• _Recorded information_:

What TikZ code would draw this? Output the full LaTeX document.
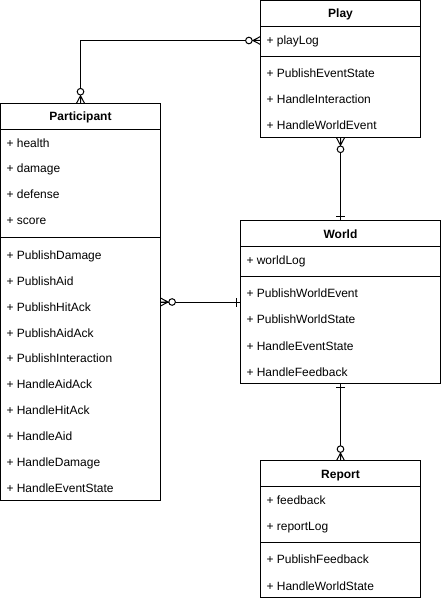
\documentclass[tikz,border=0pt]{standalone}
\usepackage{fontspec}
\setmainfont{Liberation Sans}
\usetikzlibrary{positioning}

\tikzset{
  classbox/.style={draw, rectangle, inner sep=0pt, outer sep=0pt, anchor=north west},
  title/.style={anchor=base, yshift=-4.3pt, inner sep=0pt, font=\bfseries\fontsize{12}{14}\selectfont},
  item/.style={anchor=base west, yshift=-4.3pt, inner sep=0pt, font=\fontsize{12}{14}\selectfont},
  % zero or many (circle + crow's foot), pointing away from the box
  zeromany/.pic={
    \draw (0,-4) -- (7.6,0) -- (0,4) (0,0) -- (7.6,0);
    \draw[fill=white] (11.6,0) circle (3.3);
  },
  % exactly one (single bar)
  onebar/.pic={
    \draw (4,-4.5) -- (4,4.5);
  }
}

\begin{document}
\begin{tikzpicture}[x=1pt, y=-1pt, line width=1pt]
    \useasboundingbox (0,0) rectangle (441,602);

    % Play
    \node[classbox, minimum width=160pt, minimum height=137.2pt] (play) at (260.5,0.5) {};
    \node[title] (play-t) at (340.5,13.5) {Play};
    \draw (260.5,26.5) -- (420.5,26.5);
    \node[item] (play-a1) at (266,40) {+ playLog};
    \draw (260.5,56.7) -- (420.5,56.7);
    \foreach \m [count=\i from 0] in {PublishEventState, HandleInteraction, HandleWorldEvent}
        \node[item] (play-m\i) at (266,{73+26.3*\i}) {+ \m};

    % Participant
    \node[classbox, minimum width=160pt, minimum height=397.4pt] (participant) at (0.5,103.3) {};
    \node[title] (participant-t) at (80.5,116.3) {Participant};
    \draw (0.5,129.3) -- (160.5,129.3);
    \foreach \a [count=\i from 0] in {health, damage, defense, score}
        \node[item] (participant-a\i) at (6,{142.7+25.9*\i}) {+ \a};
    \draw (0.5,237.4) -- (160.5,237.4);
    \foreach \m [count=\i from 0] in {PublishDamage, PublishAid, PublishHitAck, PublishAidAck, PublishInteraction, HandleAidAck, HandleHitAck, HandleAid, HandleDamage, HandleEventState}
        \node[item] (participant-m\i) at (6,{255+25.9*\i}) {+ \m};

    % World
    \node[classbox, minimum width=200pt, minimum height=162.6pt] (world) at (240.5,220.7) {};
    \node[title] (world-t) at (340.5,233.7) {World};
    \draw (240.5,246.5) -- (440.5,246.5);
    \node[item] (world-a1) at (246,260) {+ worldLog};
    \draw (240.5,276.3) -- (440.5,276.3);
    \foreach \m [count=\i from 0] in {PublishWorldEvent, PublishWorldState, HandleEventState, HandleFeedback}
        \node[item] (world-m\i) at (246,{293.3+26.2*\i}) {+ \m};

    % Report
    \node[classbox, minimum width=160pt, minimum height=137pt] (report) at (260.5,460.7) {};
    \node[title] (report-t) at (340.5,473.7) {Report};
    \draw (260.5,486.7) -- (420.5,486.7);
    \foreach \a [count=\i from 0] in {feedback, reportLog}
        \node[item] (report-a\i) at (266,{500+26*\i}) {+ \a};
    \draw (260.5,542.3) -- (420.5,542.3);
    \foreach \m [count=\i from 0] in {PublishFeedback, HandleWorldState}
        \node[item] (report-m\i) at (266,{559.3+26.4*\i}) {+ \m};

    % Relations
    \coordinate (playlink) at ([yshift=-40pt]play.north west);
    \coordinate (worldlink) at (participant.east -| world.west);
    \draw (participant.north) |- (playlink);
    \draw (play.south) -- (world.north);
    \draw (participant.east) -- (worldlink);
    \draw (world.south) -- (report.north);

    \pic[rotate=90] at (participant.north) {zeromany};
    \pic[rotate=180] at (playlink) {zeromany};
    \pic[rotate=-90] at (play.south) {zeromany};
    \pic[rotate=90] at (world.north) {onebar};
    \pic at (participant.east) {zeromany};
    \pic[rotate=180] at (worldlink) {onebar};
    \pic[rotate=-90] at (world.south) {onebar};
    \pic[rotate=90] at (report.north) {zeromany};
\end{tikzpicture}
\end{document}
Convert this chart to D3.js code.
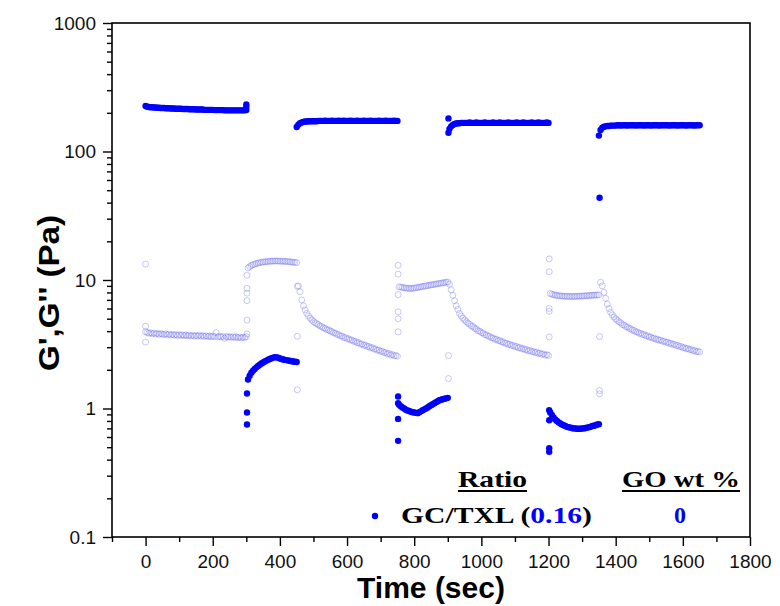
<!DOCTYPE html>
<html>
<head>
<meta charset="utf-8">
<script src="https://cdn.jsdelivr.net/npm/d3@7"></script>
<style>
  html, body { margin: 0; padding: 0; background: #fff; }
  svg { display: block; }
</style>
</head>
<body>
<svg id="chart" width="780" height="606"></svg>
<script>
// ---- Axis ticks -------------------------------------------------------------
const xMajorTicks = [0, 200, 400, 600, 800, 1000, 1200, 1400, 1600, 1800];
const xMinorTicks = [-100, 100, 300, 500, 700, 900, 1100, 1300, 1500, 1700];
const yMajorTicks = [0.1, 1, 10, 100, 1000];
const yTickLabels = ["0.1", "1", "10", "100", "1000"];

// ---- Step-strain runs, sampled every 5 s ------------------------------------
const STEP = 5;
// start time (s) of each run: low strain / high strain alternating
const storageStart = [0, 305, 450, 755, 905, 1205, 1350];
const lossStart    = [0, 305, 455, 755, 905, 1205, 1355];

// G' (storage modulus, Pa)
const storeA = [226,223,222,221,221,220,220,219,219,218,
                218,218,217,217,217,216,216,216,215,215,
                215,215,214,214,214,214,213,213,213,213,
                212,212,212,212,212,211,211,211,211,211,
                211,210,210,210,210,210,210,209,209,209,
                209,209,209,209,209,209,209,209,209,209,
                210];
const storeB = [1.68,1.80,1.90,1.97,2.03,2.09,2.14,2.19,2.24,2.28,
                2.32,2.36,2.40,2.43,2.46,2.49,2.51,2.50,2.48,2.45,
                2.43,2.41,2.39,2.38,2.36,2.35,2.33,2.32,2.31,2.30];
const storeC = [155,162,166,168,170,171,171,172,172,172,
                172,172,172,173,173,173,173,174,173,173,
                173,174,173,173,173,174,173,173,174,173,
                173,173,174,173,173,173,174,173,173,173,
                174,173,173,173,174,173,173,173,173,174,
                173,173,173,174,173,173,173,173,174,173,
                173];
const storeD = [1.07,1.04,1.02,1.00,0.98,0.965,0.955,0.945,0.935,0.93,
                0.925,0.92,0.935,0.95,0.97,0.985,1.00,1.02,1.04,1.06,
                1.08,1.10,1.12,1.14,1.16,1.17,1.18,1.19,1.20,1.21];
const storeE = [150,157,161,164,165,166,166,167,167,167,
                167,167,168,167,167,167,168,167,167,167,
                167,168,167,167,167,167,168,167,167,167,
                168,167,167,167,167,168,167,167,167,167,
                168,167,167,167,168,167,167,167,167,168,
                167,167,167,168,167,167,167,167,168,167];
const storeF = [0.93,0.89,0.85,0.82,0.80,0.78,0.765,0.75,0.74,0.73,
                0.72,0.715,0.71,0.705,0.70,0.70,0.695,0.695,0.695,0.70,
                0.70,0.705,0.71,0.715,0.72,0.73,0.735,0.74,0.75,0.755];
const storeG = [133,147,153,156,157,158,158,159,159,159,
                159,160,160,159,160,160,160,159,160,160,
                160,160,159,160,160,160,160,159,160,160,
                160,159,160,160,160,160,159,160,160,160,
                160,160,159,160,160,160,160,159,160,160,
                160,160,159,160,160,160,160,159,160,160,
                160];

// G'' (loss modulus, Pa)
const lossA = [3.95,3.90,3.85,3.88,3.82,3.86,3.80,3.84,3.78,3.83,
               3.79,3.76,3.81,3.74,3.79,3.73,3.77,3.72,3.76,3.70,
               3.75,3.71,3.74,3.69,3.73,3.68,3.72,3.67,3.71,3.66,
               3.70,3.66,3.72,3.65,3.69,3.64,3.68,3.63,3.67,3.62,
               3.66,3.62,3.90,3.61,3.65,3.60,3.64,3.52,3.63,3.59,
               3.62,3.58,3.62,3.57,3.61,3.56,3.60,3.55,3.59,3.56,
               3.62];
const lossB = [12.4,12.7,12.95,13.15,13.3,13.45,13.55,13.65,13.75,13.8,
               13.85,13.9,13.95,14.0,14.0,14.05,14.05,14.05,14.05,14.0,
               14.0,14.0,13.95,13.95,13.9,13.85,13.8,13.75,13.7,13.65];
const lossC = [9.0,8.1,7.0,6.3,5.85,5.5,5.25,5.05,4.9,4.75,
               4.65,4.55,4.48,4.38,4.33,4.23,4.20,4.11,4.09,4.00,
               3.97,3.88,3.86,3.77,3.76,3.67,3.66,3.57,3.57,3.49,
               3.49,3.41,3.41,3.33,3.33,3.25,3.25,3.17,3.18,3.10,
               3.11,3.04,3.04,2.97,2.98,2.90,2.91,2.84,2.85,2.78,
               2.79,2.72,2.73,2.66,2.68,2.61,2.63,2.57,2.59,2.55];
const lossD = [8.85,8.8,8.75,8.7,8.65,8.62,8.6,8.6,8.62,8.65,
               8.7,8.75,8.8,8.85,8.9,8.95,9.0,9.05,9.1,9.15,
               9.2,9.25,9.3,9.35,9.4,9.45,9.5,9.55,9.6,9.65];
const lossE = [9.3,8.4,7.6,6.9,6.3,5.9,5.5,5.25,5.05,4.88,
               4.74,4.62,4.53,4.39,4.34,4.21,4.16,4.03,4.00,3.90,
               3.87,3.76,3.74,3.65,3.64,3.55,3.54,3.46,3.46,3.38,
               3.38,3.30,3.30,3.22,3.22,3.15,3.16,3.09,3.10,3.03,
               3.04,2.97,2.98,2.91,2.93,2.86,2.88,2.81,2.83,2.76,
               2.78,2.72,2.74,2.68,2.70,2.64,2.66,2.60,2.62,2.59];
const lossF = [7.85,7.75,7.68,7.62,7.58,7.55,7.52,7.5,7.48,7.47,
               7.46,7.45,7.45,7.45,7.45,7.46,7.47,7.48,7.49,7.5,
               7.52,7.53,7.55,7.56,7.58,7.6,7.62,7.63,7.65,7.66];
const lossG = [9.6,9.0,8.0,7.2,6.5,6.0,5.6,5.35,5.15,4.98,
               4.85,4.73,4.64,4.50,4.46,4.34,4.31,4.20,4.17,4.07,
               4.05,3.95,3.94,3.85,3.84,3.76,3.76,3.68,3.68,3.60,
               3.60,3.52,3.53,3.45,3.46,3.39,3.40,3.33,3.34,3.27,
               3.28,3.21,3.22,3.15,3.16,3.09,3.10,3.03,3.04,2.97,
               2.98,2.92,2.93,2.87,2.88,2.82,2.83,2.77,2.78,2.75];

// Readings taken right at each strain switch
const storeJumpT = [300, 300, 302, 302, 302, 752, 752, 752, 752, 902, 902,
                    1202, 1202, 1202, 1202, 1352];
const storeJumpV = [232, 222, 0.75, 0.93, 1.31, 0.56, 0.83, 1.24, 1.10, 181, 140,
                    0.49, 0.46, 0.97, 0.81, 43.7];
const lossJumpT = [0, 0, 0, 302, 302, 302, 302, 302, 302, 452, 452, 452,
                   752, 752, 752, 752, 752, 752, 902, 902,
                   1202, 1202, 1202, 1202, 1202, 1352, 1352, 1352];
const lossJumpV = [13.3, 4.37, 3.29, 10.9, 8.6, 7.9, 6.9, 4.87, 3.8, 8.9, 3.65, 1.4,
                   13.0, 11.1, 7.7, 5.65, 5.0, 3.95, 2.58, 1.71,
                   14.6, 11.6, 6.0, 5.7, 3.6, 3.63, 1.38, 1.30];

// ---- Build point tables -----------------------------------------------------
const storageRuns = [storeA, storeB, storeC, storeD, storeE, storeF, storeG];
const lossRuns = [lossA, lossB, lossC, lossD, lossE, lossF, lossG];

function runsToPoints(runs, starts, jumpT, jumpV) {
  const pts = [];
  runs.forEach((vals, r) => vals.forEach((v, i) => pts.push({ t: starts[r] + i * STEP, v })));
  jumpT.forEach((t, i) => pts.push({ t, v: jumpV[i] }));
  return pts;
}
const storagePts = runsToPoints(storageRuns, storageStart, storeJumpT, storeJumpV);
const lossPts = runsToPoints(lossRuns, lossStart, lossJumpT, lossJumpV);

// ---- Scales -----------------------------------------------------------------
const svg = d3.select("#chart");
const box = { left: 112, right: 750, top: 23, bottom: 537 };
const x = d3.scaleLinear().domain([-100, 1800]).range([box.left, box.right]);
const y = d3.scaleLog().domain([0.1, 1000]).range([box.bottom, box.top]);

const BLUE = "#0000ff";
const AXIS_FONT = "'Liberation Sans', Arial, sans-serif";
const SERIF = "'Liberation Serif', 'Times New Roman', serif";

// ---- Axes -------------------------------------------------------------------
function styleAxis(g) {
  g.select(".domain").remove();
  g.selectAll(".tick line").attr("stroke", "#000").attr("stroke-width", 1.4);
  g.selectAll(".tick text")
    .attr("fill", "#111")
    .style("font-family", AXIS_FONT)
    .style("font-size", "19px");
}

svg.append("g")
  .attr("transform", `translate(0,${box.bottom})`)
  .call(d3.axisBottom(x).tickValues(xMinorTicks).tickSize(5).tickFormat(""))
  .call(styleAxis);
svg.append("g")
  .attr("transform", `translate(0,${box.bottom})`)
  .call(d3.axisBottom(x).tickValues(xMajorTicks).tickSize(9).tickPadding(9)
        .tickFormat(d3.format("d")))
  .call(styleAxis);

const yMinorTicks = [];
yMajorTicks.slice(0, -1).forEach(d => { for (let k = 2; k <= 9; k++) yMinorTicks.push(d * k); });

svg.append("g")
  .attr("transform", `translate(${box.left},0)`)
  .call(d3.axisLeft(y).tickValues(yMinorTicks).tickSize(5).tickFormat(""))
  .call(styleAxis);
svg.append("g")
  .attr("transform", `translate(${box.left},0)`)
  .call(d3.axisLeft(y).tickValues(yMajorTicks).tickSize(9).tickPadding(7)
        .tickFormat((d, i) => yTickLabels[i]))
  .call(styleAxis);

// frame
svg.append("rect")
  .attr("x", box.left).attr("y", box.top)
  .attr("width", box.right - box.left).attr("height", box.bottom - box.top)
  .attr("fill", "none").attr("stroke", "#000").attr("stroke-width", 1.6);

// ---- Data marks -------------------------------------------------------------
const marks = svg.append("g");

// G'' as open rings
marks.append("g").selectAll("circle")
  .data(lossPts).join("circle")
  .attr("cx", d => x(d.t)).attr("cy", d => y(d.v)).attr("r", 3.0)
  .attr("fill", "none")
  .attr("stroke", "#6060e8").attr("stroke-opacity", 0.5).attr("stroke-width", 0.7);

// G' as filled dots
marks.append("g").selectAll("circle")
  .data(storagePts).join("circle")
  .attr("cx", d => x(d.t)).attr("cy", d => y(d.v)).attr("r", 3.2)
  .attr("fill", BLUE);

// ---- Axis titles ------------------------------------------------------------
svg.append("text")
  .attr("x", (box.left + box.right) / 2).attr("y", 598)
  .attr("text-anchor", "middle")
  .style("font-family", AXIS_FONT).style("font-weight", "bold").style("font-size", "30px")
  .attr("fill", "#000")
  .text("Time (sec)");

svg.append("text")
  .attr("transform", "translate(59,293) rotate(-90)")
  .attr("text-anchor", "middle")
  .attr("textLength", 156).attr("lengthAdjust", "spacingAndGlyphs")
  .style("font-family", AXIS_FONT).style("font-weight", "bold").style("font-size", "30px")
  .attr("fill", "#000")
  .text("G',G'' (Pa)");

// ---- Legend -----------------------------------------------------------------
const legend = svg.append("g")
  .style("font-family", SERIF).style("font-weight", "bold").style("font-size", "24px");

function heading(xl, width, label) {
  legend.append("text")
    .attr("x", xl).attr("y", 487)
    .attr("textLength", width).attr("lengthAdjust", "spacingAndGlyphs")
    .attr("fill", "#000").text(label);
  legend.append("line")
    .attr("x1", xl).attr("x2", xl + width).attr("y1", 491).attr("y2", 491)
    .attr("stroke", "#000").attr("stroke-width", 2);
}
heading(458, 69, "Ratio");
heading(622, 118, "GO wt %");

legend.append("circle").attr("cx", 375).attr("cy", 516).attr("r", 3.2).attr("fill", BLUE);

const row = legend.append("text")
  .attr("x", 401).attr("y", 523)
  .attr("textLength", 191).attr("lengthAdjust", "spacingAndGlyphs")
  .attr("fill", "#000");
row.append("tspan").text("GC/TXL (");
row.append("tspan").attr("fill", BLUE).text("0.16");
row.append("tspan").text(")");

legend.append("text")
  .attr("x", 680).attr("y", 523).attr("text-anchor", "middle")
  .attr("fill", BLUE).text("0");
</script>
</body>
</html>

• _Work required_:
Any pictures should be left out. Reproduce every line from the one holding "Convert this chart to D3.js code." down to the one holding "905, 1205, 1355];", both of those lines included.

• _Completed task_:
Convert this chart to D3.js code.
<!DOCTYPE html>
<html>
<head>
<meta charset="utf-8">
<script src="https://cdn.jsdelivr.net/npm/d3@7"></script>
<style>
  html, body { margin: 0; padding: 0; background: #fff; }
  svg { display: block; }
</style>
</head>
<body>
<svg id="chart" width="780" height="606"></svg>
<script>
// ---- Axis ticks -------------------------------------------------------------
const xMajorTicks = [0, 200, 400, 600, 800, 1000, 1200, 1400, 1600, 1800];
const xMinorTicks = [-100, 100, 300, 500, 700, 900, 1100, 1300, 1500, 1700];
const yMajorTicks = [0.1, 1, 10, 100, 1000];
const yTickLabels = ["0.1", "1", "10", "100", "1000"];

// ---- Step-strain runs, sampled every 5 s ------------------------------------
const STEP = 5;
// start time (s) of each run: low strain / high strain alternating
const storageStart = [0, 305, 450, 755, 905, 1205, 1350];
const lossStart    = [0, 305, 455, 755, 905, 1205, 1355];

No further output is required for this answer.